Dr. Rossi didn’t even acknowledge my protest, simply looking to De Luca with an expectant expression.
“Antonio, Vito, hold him still,” De Luca ordered.
The men gripped my shoulders, pressing me back against the chair as the doctor set his bag down on a nearby table and methodically withdrew a small device that resembled a modified thermometer.
“These measures hormone levels and pheromone signatures,” he explained with clinical detachment, as if I were a patient in his office rather than a captive. “Resistance will only make this more uncomfortable for you.”
I jerked my head away. “Don’t touch me! What part of ‘no’ is confusing to you people?”
Antonio’s fingers dug into my shoulder, hard enough to bruise. “Stay still, pretty boy, or we’ll knock you out like your old man.”
Dr. Rossi grasped my jaw with latex-gloved fingers and pressed the device against my scent gland. I bit my lip to keep from making a sound as it beeped softly. He studied the small digital display with the focus of a scientist reviewing data.
“Well?” De Luca prompted.
“He’s an omega,” Dr. Rossi confirmed, his tone matter of fact. “Healthy, with remarkably high fertility markers. He’s not in heat currently, but his cycle appears to be approaching. According to these readings, he should naturally enter heat within the next twenty-four hours.”
“His medical records?” De Luca inquired.
Dr. Rossi consulted a tablet. “Interesting. He’s on triple the standard suppressant dosage. Unusual for someone his age.” The doctor’s eyebrows rose slightly. “Notes indicate extremely intense heat cycles that border on dangerous without medication.”
De Luca’s smile widened, predatory and triumphant. “Exceptional fertility and intense heats? Perfect. This exceeds my expectations.” He turned to me with renewed interest. “You’ve been hiding quite a gift, Mr. Hart.”
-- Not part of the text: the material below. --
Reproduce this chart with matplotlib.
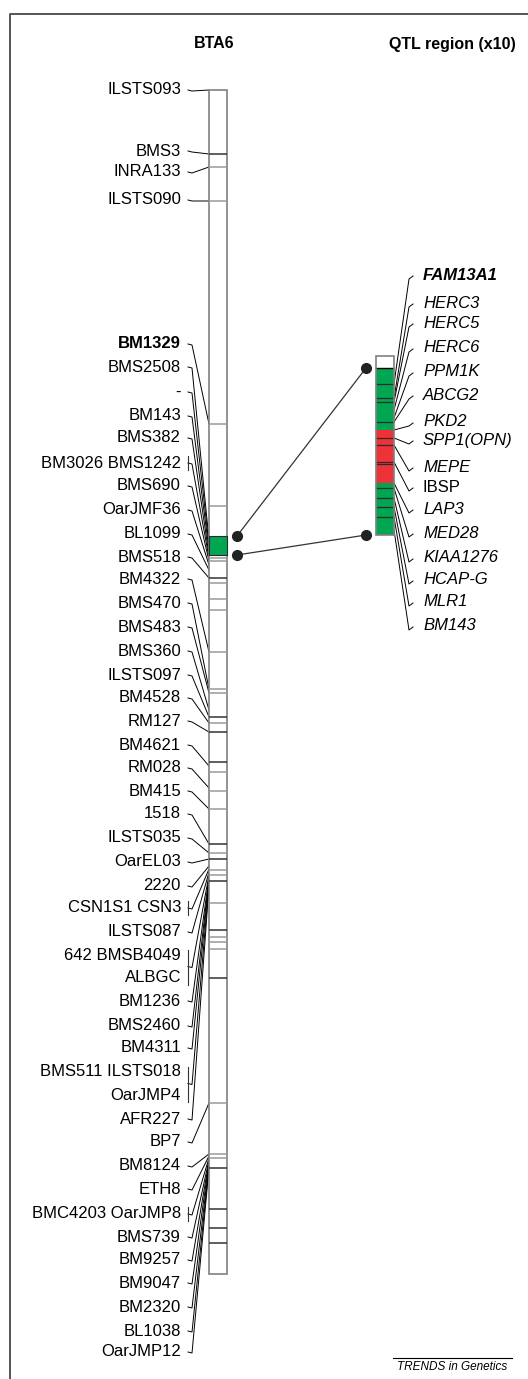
import matplotlib.pyplot as plt
from matplotlib.patches import Rectangle

plt.rcParams['font.family'] = ['Liberation Sans', 'DejaVu Sans']

# BTA6 markers: label text, label row, and where the marker sits on the chromosome
left_names = ['ILSTS093', 'BMS3', 'INRA133', 'ILSTS090', 'BM1329', 'BMS2508', '-',
              'BM143', 'BMS382', 'BM3026 BMS1242', 'BMS690', 'OarJMF36', 'BL1099',
              'BMS518', 'BM4322', 'BMS470', 'BMS483', 'BMS360', 'ILSTS097', 'BM4528',
              'RM127', 'BM4621', 'RM028', 'BM415', '1518', 'ILSTS035', 'OarEL03',
              '2220', 'CSN1S1 CSN3', 'ILSTS087', '642 BMSB4049', 'ALBGC', 'BM1236',
              'BMS2460', 'BM4311', 'BMS511 ILSTS018', 'OarJMP4', 'AFR227', 'BP7',
              'BM8124', 'ETH8', 'BMC4203 OarJMP8', 'BMS739', 'BM9257', 'BM9047',
              'BM2320', 'BL1038', 'OarJMP12']
left_label_y = [90, 151, 172, 200, 344, 367, 392, 416, 438, 463, 486, 510, 534, 557,
                579, 603, 627, 651, 675, 698, 721, 745, 768, 791, 814, 838, 862, 886,
                908, 932, 955, 978, 1001, 1026, 1048, 1072, 1095, 1119, 1142, 1166,
                1189, 1214, 1237, 1260, 1283, 1307, 1331, 1352]
left_pos = [90, 154, 167, 201, 424, 540, 545, 550, 555, 558, 561, 565, 570, 578,
            652, 689, 693, 710, 717, 723, 732, 766, 788, 809, 844, 853, 859,
            866, 869, 872, 875, None, 877, 879, 881, 883, None, 886, 1103,
            1154, 1156, 1158, 1160, 1161, 1162, 1164, 1166, 1168]
# markers mapped to a single position (shown with a bracket)
same_pos_single = ['BM3026 BMS1242', 'CSN1S1 CSN3', 'BMC4203 OarJMP8']
same_pos_pairs = [('642 BMSB4049', 'ALBGC'), ('BMS511 ILSTS018', 'OarJMP4')]

chrom_top, chrom_bottom = 90, 1274
dark_bands = [154, 578, 717, 732, 762, 844, 859, 881, 930, 978, 1168, 1209, 1228, 1243]
grey_bands = [167, 201, 424, 506, 558, 561, 583, 599, 610, 652, 689, 693, 723, 772,
              791, 809, 853, 870, 875, 903, 937, 942, 949, 1103, 1154, 1158]
qtl_span = (536, 555)

# QTL region, expanded x10
right_names = ['FAM13A1', 'HERC3', 'HERC5', 'HERC6', 'PPM1K', 'ABCG2', 'PKD2',
               'SPP1(OPN)', 'MEPE', 'IBSP', 'LAP3', 'MED28', 'KIAA1276', 'HCAP-G',
               'MLR1', 'BM143']
right_label_y = [275, 303, 323, 348, 372, 395, 422, 440, 467, 487, 509, 533, 558,
                 580, 602, 626]
right_pos = [384, 398, 402, 410, 418, 422, 430, 438, 445, 462, 483, 488, 498, 507,
             517, 530]
zoom_top, zoom_bottom = 356, 535
zoom_segments = [(356, 368, 'white'), (368, 430, '#00a651'),
                 (430, 483, '#ee3338'), (483, 535, '#00a651')]
zoom_lines = [384, 398, 402, 422, 438, 445, 462, 464, 488, 498, 507, 517]

fig = plt.figure(figsize=(5.28, 13.79), dpi=100)
ax = fig.add_axes([0, 0, 1, 1])
ax.set_xlim(0, 528)
ax.set_ylim(1379, 0)
ax.axis('off')

# page frame
ax.plot([10, 10, 528], [1379, 14, 14], color='#555555', lw=1.4)

ax.text(214, 44, 'BTA6', ha='center', va='center', fontsize=11.5, fontweight='bold')
ax.text(452, 44, 'QTL region (x10)', ha='center', va='center', fontsize=11.5,
        fontweight='bold')

# main chromosome
cx0, cx1 = 209, 227
ax.add_patch(Rectangle((cx0, chrom_top), cx1 - cx0, chrom_bottom - chrom_top,
                       facecolor='white', edgecolor='#808080', lw=1.2, zorder=2))
ax.add_patch(Rectangle((cx0, qtl_span[0]), cx1 - cx0, qtl_span[1] - qtl_span[0],
                       facecolor='#00a651', edgecolor='#2b2b2b', lw=0.8, zorder=3))
ax.hlines(grey_bands, cx0, cx1, color='#9a9a9a', lw=1.1, zorder=3)
ax.hlines(dark_bands, cx0, cx1, color='#333333', lw=1.1, zorder=3)

# left labels and connectors
pair_first = {a: b for a, b in same_pos_pairs}
label_y = dict(zip(left_names, left_label_y))
for name, ly, pos in zip(left_names, left_label_y, left_pos):
    weight = 'bold' if name == 'BM1329' else 'normal'
    ax.text(181, ly, name, ha='right', va='center', fontsize=12, fontweight=weight)
    if pos is None:
        continue
    y0 = ly
    if name in same_pos_single:
        ax.plot([188, 188], [ly - 7, ly + 7], color='#333333', lw=0.8)
    elif name in pair_first:
        y1 = label_y[pair_first[name]]
        ax.plot([188, 188], [ly - 5, y1 + 7], color='#333333', lw=0.8)
        y0 = (ly + y1) / 2
    ax.plot([188, 192, cx0], [y0, y0 + 1, pos], color='black', lw=0.7, zorder=1)

# zoomed QTL chromosome
zx0, zx1 = 376, 394
for top, bottom, colour in zoom_segments:
    ax.add_patch(Rectangle((zx0, top), zx1 - zx0, bottom - top, facecolor=colour,
                           edgecolor='none', zorder=2))
ax.hlines(zoom_lines, zx0, zx1, color='#2b2b2b', lw=0.9, zorder=3)
ax.hlines([zoom_segments[0][1]], zx0, zx1, color='black', lw=1.0, zorder=3)
ax.add_patch(Rectangle((zx0, zoom_top), zx1 - zx0, zoom_bottom - zoom_top,
                       facecolor='none', edgecolor='#808080', lw=1.2, zorder=4))

for name, ly, pos in zip(right_names, right_label_y, right_pos):
    if name == 'FAM13A1':
        style, weight = 'italic', 'bold'
    elif name == 'IBSP':
        style, weight = 'normal', 'normal'
    else:
        style, weight = 'italic', 'normal'
    ax.text(423, ly, name, ha='left', va='center', fontsize=12, fontstyle=style,
            fontweight=weight)
    ax.plot([413, 409, zx1], [ly + 1, ly + 4, pos], color='black', lw=0.7, zorder=1)

# links between the QTL interval and its expanded view
ax.plot([237, 366], [qtl_span[0], zoom_segments[1][0]], color='#333333', lw=0.9)
ax.plot([237, 366], [qtl_span[1], zoom_bottom], color='#333333', lw=0.9)
ax.plot([237, 237, 366, 366], [qtl_span[0], qtl_span[1], zoom_segments[1][0], zoom_bottom],
        'o', color='#222222', ms=7, zorder=5)

ax.plot([393, 512], [1358, 1358], color='black', lw=0.8)
ax.text(452, 1367, 'TRENDS in Genetics', ha='center', va='center', fontsize=8.5,
        fontstyle='italic')

fig.savefig('out.png', dpi=100)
The doctor reached into his bag and produced a small vial and syringe. “This will neutralize any blockers or suppressants in his system, allowing his natural heat cycle to progress normally.”
“No!” I renewed my struggles, panic surging through me.
My mind raced with terrifying thoughts I wouldn’t dare voice aloud. My heats weren’t just “intense,” they were debilitating, almost dangerous. Without my carefully calibrated medication regimen, I’d be reduced to a desperate, mindless creature driven by biological need so severe it bordered on torturous. The triple dose of suppressants wasn’t an indulgence, it was survival.
But telling De Luca that would only please him more. I could see it in his eyes; my suffering would be a feature, not a bug, in his twisted plan. The more desperate my heat, the more likely I’d conceive quickly.